Adults, children enjoy Festival of Trees

Kate Veit, 4, poses for a photo Saturday behind an elf cutout during the Festival of Trees at the Goldschmidt Cancer Center. The festival had activities throughout the center for children, including coloring and photo opportunities.
Kate Veit, 4, poses for a photo Saturday behind an elf cutout during the Festival of Trees at the Goldschmidt Cancer Center. The festival had activities throughout the center for children, including coloring and photo opportunities.

The Goldschmidt Cancer Center was filled with the sounds of laughter again Sunday, the second and final day of the inaugural Festival of Trees.

The center was transformed, with trees and wreaths adorned in holiday styles throughout its zig-zag corridors.

Twenty area schools participated by decorating 2-foot trees intended to help celebrate youth. The youth trees stood along windows in the Infusion Room, where nurses provide chemotherapy or immunotherapy treatments, blood products, hydration and other intravenous therapies.

As Kim Haller and Marsha Green walked through the room admiring the trees, Green said she thought the festival was wonderful.

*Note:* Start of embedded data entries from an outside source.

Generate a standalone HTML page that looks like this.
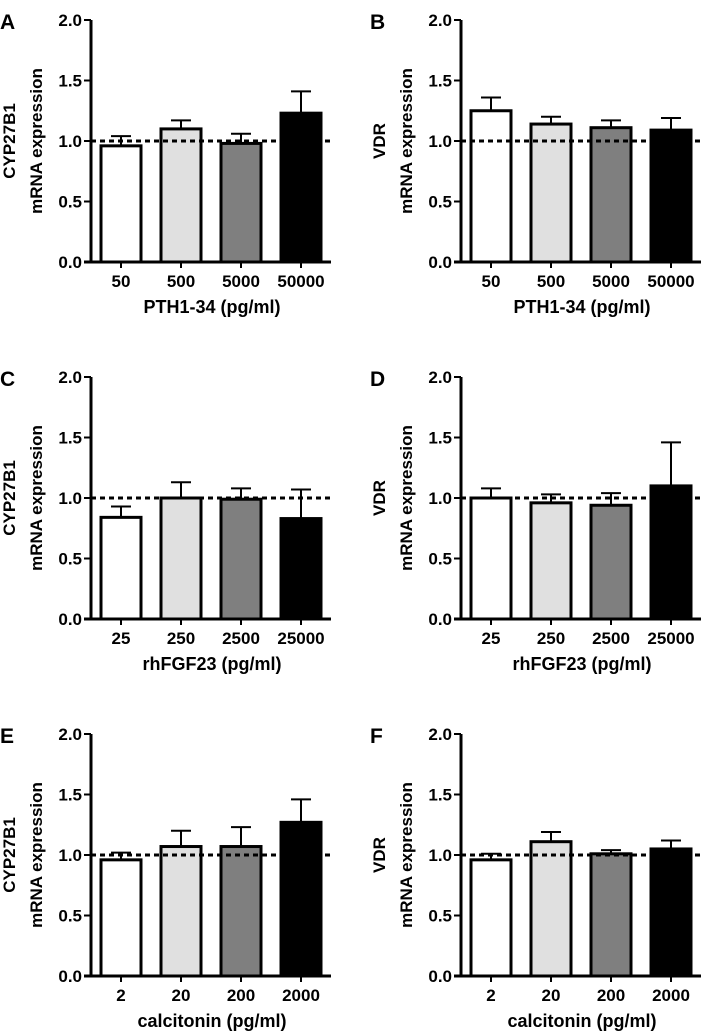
<!DOCTYPE html>
<html><head><meta charset="utf-8"><style>
html,body{margin:0;padding:0;background:#fff;}
svg{display:block;font-family:"Liberation Sans",Arial,sans-serif;font-weight:bold;}
</style></head><body>
<svg id="fig" width="708" height="1035" viewBox="0 0 708 1035"></svg>
<script>
const panelLetters=["A","B","C","D","E","F"];
const yLabels=["CYP27B1","VDR","CYP27B1","VDR","CYP27B1","VDR"];
const xTitles=["PTH1-34 (pg/ml)","PTH1-34 (pg/ml)","rhFGF23 (pg/ml)","rhFGF23 (pg/ml)","calcitonin (pg/ml)","calcitonin (pg/ml)"];
const catA=["50","500","5000","50000"];
const catC=["25","250","2500","25000"];
const catE=["2","20","200","2000"];
const means=[[0.96,1.10,0.98,1.23],[1.25,1.14,1.11,1.09],[0.84,1.00,0.99,0.83],[1.00,0.96,0.94,1.10],[0.96,1.07,1.07,1.27],[0.96,1.11,1.01,1.05]];
const errTops=[[1.04,1.17,1.06,1.41],[1.36,1.20,1.17,1.19],[0.93,1.13,1.08,1.07],[1.08,1.03,1.04,1.46],[1.02,1.20,1.23,1.46],[1.01,1.19,1.04,1.12]];
const yTicks=[0,0.5,1.0,1.5,2.0];
const fills=["#ffffff","#e0e0e0","#7f7f7f","#000000"];
const svg=document.getElementById('fig');
const NS="http://www.w3.org/2000/svg";
function mk(tag,attrs,parent){const e=document.createElementNS(NS,tag);for(const k in attrs)e.setAttribute(k,attrs[k]);parent.appendChild(e);return e;}
for(let p=0;p<6;p++){
  const col=p%2,row=Math.floor(p/2);
  const ox=91+col*370, oy0=262+row*357;
  const ppu=121;
  const y=v=>oy0-v*ppu;
  const x=i=>ox+30+i*60;
  const cats=row===0?catA:row===1?catC:catE;
  const g=mk('g',{},svg);
  
  
  const L=mk('text',{x:ox-91,y:oy0-233,'font-size':21},g);L.textContent=panelLetters[p];
  
  for(let i=0;i<4;i++){
    const e=mk('line',{x1:x(i),x2:x(i),y1:y(means[p][i]),y2:y(errTops[p][i]),stroke:'#000','stroke-width':2},g);
    
    const c=mk('line',{x1:x(i)-10,x2:x(i)+10,y1:y(errTops[p][i]),y2:y(errTops[p][i]),stroke:'#000','stroke-width':2},g);
    
    const b=mk('rect',{x:x(i)-20,y:y(means[p][i]),width:40,height:oy0-y(means[p][i]),fill:fills[i],stroke:'#000','stroke-width':3},g);
    
    const t=mk('text',{x:x(i),y:oy0+25,'font-size':17,'text-anchor':'middle'},g);t.textContent=cats[i];
    
  }
  const d=mk('line',{x1:ox,x2:ox+243,y1:y(1),y2:y(1),stroke:'#000','stroke-width':3,'stroke-dasharray':'5,4'},g);
  
  const ya=mk('line',{x1:ox,x2:ox,y1:y(2),y2:oy0+1.5,stroke:'#000','stroke-width':3},g);
  
  const xa=mk('line',{x1:ox-7,x2:ox+240,y1:oy0,y2:oy0,stroke:'#000','stroke-width':3},g);
  
  for(let i=0;i<4;i++){const tk=mk('line',{x1:x(i),x2:x(i),y1:oy0,y2:oy0+6,stroke:'#000','stroke-width':2},g);
    }
  for(const v of yTicks){
    const tk=mk('line',{x1:ox-7,x2:ox,y1:y(v),y2:y(v),stroke:'#000','stroke-width':2},g);
    
    const t=mk('text',{x:ox-9,y:y(v)+6,'font-size':17,'text-anchor':'end'},g);t.textContent=v.toFixed(1);
    
  }
  const cy=y(1);
  const yl=mk('text',{x:0,y:0,'font-size':17,'text-anchor':'middle',transform:`translate(${ox-76},${cy}) rotate(-90)`},g);
  mk('tspan',{x:0,dy:0},yl).textContent=yLabels[p];
  mk('tspan',{x:0,dy:27},yl).textContent="mRNA expression";
  
  const xt=mk('text',{x:ox+121,y:oy0+51,'font-size':18,'text-anchor':'middle'},g);xt.textContent=xTitles[p];
  
}
</script>
</body></html>
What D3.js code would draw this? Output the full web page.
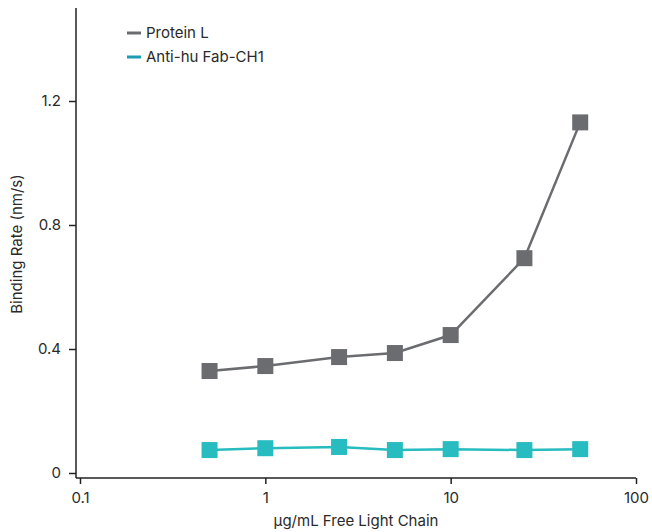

"It's amazing how creative all the students have been," Haller said. "I'm sure it brightens the spirits of everybody who is in here."

The center attempts to provide everything patients and caregivers need, from diagnosis to treatment to recovery and rehabilitation, according to the Capital Region Medical Center website.

The festival is intended to not only entertain patients and the public, but to raise funds for cancer center - primarily focused on the center's linear accelerator. The accelerator can deliver high-energy X-rays or electrons to specific regions of a patient's tumors.

Jay Allen, the radiation oncologist at the center, said doctors like him could only dream about using a machine like that at the center.

Allen said that 20 years ago, when he was being trained on machines, if someone had a tumor on their lung, doctors would treat a 6-inch area with radiation. Because a person's breathing would move the tumor around. With the new machines, the doctors can put a field of radiation around the tumor and follow it.

The new machine can sync up with an image from a CAT scan to find the problem areas.

"Someone asked me yesterday what the smallest area we can treat is. I said if we can see it, we can treat it," Allen said.

So, as people walked through the festival, they got to see how the center utilizes the latest technology and information to treat cancer.

Beside the student-decorated trees were themed trees decorated by designers and large wreaths.

Nolan Muenks, 3, didn't care much for the machines or wreaths. He was just concerned about why there weren't presents under the trees.

His mother, Amy Muenks, said her family really enjoys the holidays.

"We're Christmas junkies," she said. "I think this is absolutely beautiful."